Pero es El siglo maldito de Parker el que, acaso, haya llegado más lejos en la utilidad histórica de tales estudios, mostrando la estrecha relación del clima -del mal clima, cabría decir- con las turbulencias políticas y sociales del siglo XVII. Esto mismo es lo que hace Harper, aplicado a la Historia antigua, con la dificultad documental añadida que ello supone. No obstante, en todas estas obras se expresa con claridad una cuestión que quizá pudiera llevar a equívocos: las fuertes variaciones climáticas que ha sufrido el planeta durante miles y miles de años dependen de factores externos a la voluntad humana. Y sólo una pequeña fracción, en absoluto irrelevante, es la que el hombre puede modular en su lucha contra el cambio climático que hoy, juiciosamente, hemos emprendido.

Portada del libro. Portada del libro.

Portada del libro. / D. S.

¿Cuál es, pues, la tesis que Harper expone aquí? Por paradójico que parezca, la tesis de El fatal destino de Roma excluye la fatalidad y huye del determinismo que embaraza a la palabra destino. Con mayor sensatez, Harper hace un recorrido por las variaciones climáticas y alimenticias del imperio, así como por el historial de enfermedades que afligió al Mediterráneo en aquellos días, empezando por la peste antonina del siglo II y terminando por las sucesivas plagas que afectarían a Europa a partir de la Antigüedad tardía y la Alta Edad Media.

Lo interesante es que, según Harper, estas enfermedades, esta capacidad pandémica, se debieron a la propia estructura imperial, que conectaba todo el mundo conocido por tierra y mar. Pirenne, en Las ciudades en la Edad Media, recuerda que no es hasta el siglo X cuando se recupera el pulso de las ciudades, gracias a la derrota de los musulmanes y a la reanudación del comercio. En ese mismo sentido, Gregorovius subrayaba que la desaparición de obras de la antigüedad pagana se debió a la escasez de papiros que abrumó a los copistas (el Islam había cerrado el comercio con Egipto), de modo que reutilizaron a Platón y a Tácito para escribir, con minucia, sus oraciones. Pero eso fue luego. El comercio de Roma llegaba a la India y a la China a través del Mar Rojo, y recababa del África cereales, animales y esclavos. Y había infinidad de caminos que, partiendo desde el foro, llegaban a las nieblas de Britania y Germania, o a las ásperas soledades de la Lusitania.

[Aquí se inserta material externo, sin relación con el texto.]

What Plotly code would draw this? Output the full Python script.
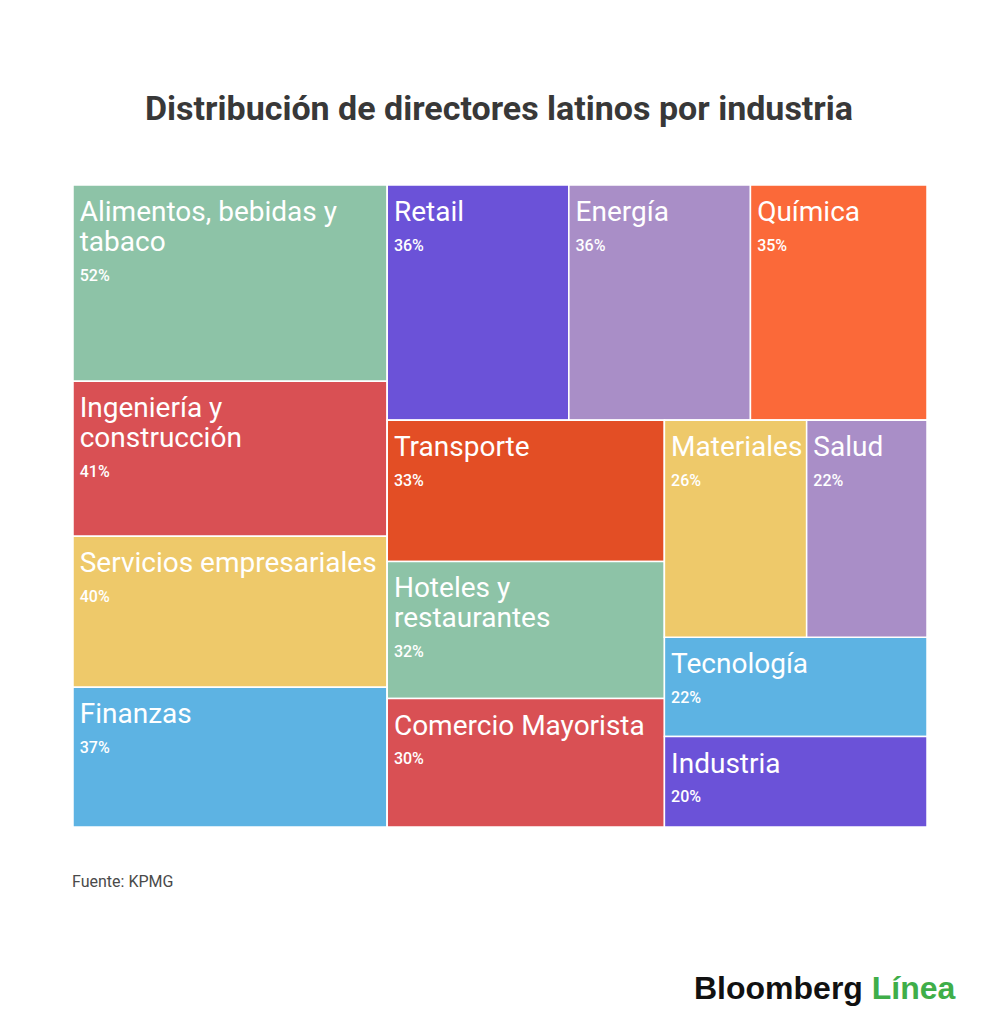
import plotly.graph_objects as go

# hojas del treemap
industrias = [
    "Alimentos, bebidas y<br>tabaco", "Ingeniería y<br>construcción", "Servicios empresariales",
    "Finanzas", "Retail", "Energía", "Química", "Transporte",
    "Hoteles y<br>restaurantes", "Comercio Mayorista", "Materiales", "Salud",
    "Tecnología", "Industria",
]
porcentajes = [52, 41, 40, 37, 36, 36, 35, 33, 32, 30, 26, 22, 22, 20]
colores = [
    "#8dc3a7", "#d95054", "#eec96a", "#5db3e3", "#6b52d8", "#a98ec7", "#fb6939",
    "#e34e25", "#8dc3a7", "#d95054", "#eec96a", "#a98ec7", "#5db3e3", "#6b52d8",
]
# grupo (invisible) al que pertenece cada hoja, para reproducir la disposicion
grupo_hoja = ["col1", "col1", "col1", "col1", "fila_sup", "fila_sup", "fila_sup",
              "col_t", "col_t", "col_t", "mat_sal", "mat_sal", "col_m", "col_m"]

# grupos invisibles: id -> padre
grupos = ["root", "col1", "derecha", "fila_sup", "abajo", "col_t", "col_m", "mat_sal"]
padres_grupos = ["", "root", "root", "derecha", "derecha", "abajo", "abajo", "col_m"]

ids = grupos + [f"h{i}" for i in range(len(industrias))]
labels = grupos + industrias
parents = padres_grupos + grupo_hoja
values = [0] * len(grupos) + porcentajes
colors = ["white"] * len(grupos) + colores

# espaciador invisible al inicio de cada linea: baja y separa el texto del borde
esp = "<span style='font-size:36px'>\u200a</span>"


def texto_hoja(nombre, pct):
    lineas = [esp + f"<span style='font-size:28px'>{l}</span>" for l in nombre.split("<br>")]
    lineas.append(esp + f"<span style='font-size:16px;font-weight:500'>{pct}%</span>")
    return "<br>".join(lineas)


textos = [""] * len(grupos) + [texto_hoja(n, p) for n, p in zip(industrias, porcentajes)]

fig = go.Figure(go.Treemap(
    ids=ids,
    labels=labels,
    parents=parents,
    values=values,
    text=textos,
    textinfo="text",
    sort=False,
    branchvalues="remainder",
    marker=dict(colors=colors, line=dict(color="white", width=1.5),
                pad=dict(t=0, l=0, r=0, b=0)),
    tiling=dict(packing="slice-dice", pad=0),
    pathbar=dict(visible=False),
    textposition="top left",
    textfont=dict(family="Roboto", size=23, color="white"),
    hoverinfo="skip",
    domain=dict(x=[0.065, 0.919], y=[0.2049, 0.8282]),
))

fig.update_layout(
    width=1000,
    height=1030,
    margin=dict(l=0, r=0, t=0, b=0),
    paper_bgcolor="white",
    annotations=[
        dict(text="<b>Distribución de directores latinos por industria</b>",
             x=0.491, y=0.903, xref="paper", yref="paper",
             xanchor="center", yanchor="middle", showarrow=False,
             font=dict(family="Roboto", size=34, color="#383838")),
        dict(text="Fuente: KPMG", x=0.062, y=0.1515, xref="paper", yref="paper",
             xanchor="left", yanchor="middle", showarrow=False,
             font=dict(family="Roboto", size=16, color="#4a4a4a")),
        dict(text="<b>Bloomberg <span style='color:#3fae49'>Línea</span></b>",
             x=0.950, y=0.0485, xref="paper", yref="paper",
             xanchor="right", yanchor="middle", showarrow=False,
             font=dict(family="Liberation Sans", size=32, color="#111111")),
    ],
)

fig.write_html("out.html")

Esa fue, según Harper, la vía por la que se transmitieron dos fenómenos que distinguen a Roma: la civilidad y las enfermedades contagiosas, que las ciudades propiciaban con su hacinamiento. En ese cruce de adversidades políticas e imponderables clínicos (la plaga como un ejército invisible) es donde Harper nos presenta una Antigüedad poco visitada. Y debe decirse que el modo en que se ordenan los datos, y la forma en que se auscultan los sedimentos de un ayer muy remoto, abren un acceso inopinado y fascinante "a las naciones de lo pasado y los pueblos de lo pretérito", cuyo conocimiento sólo le era permitido a Alá, como se nos recuerda al comienzo la Historia de Alí Babá y los cuarenta ladrones.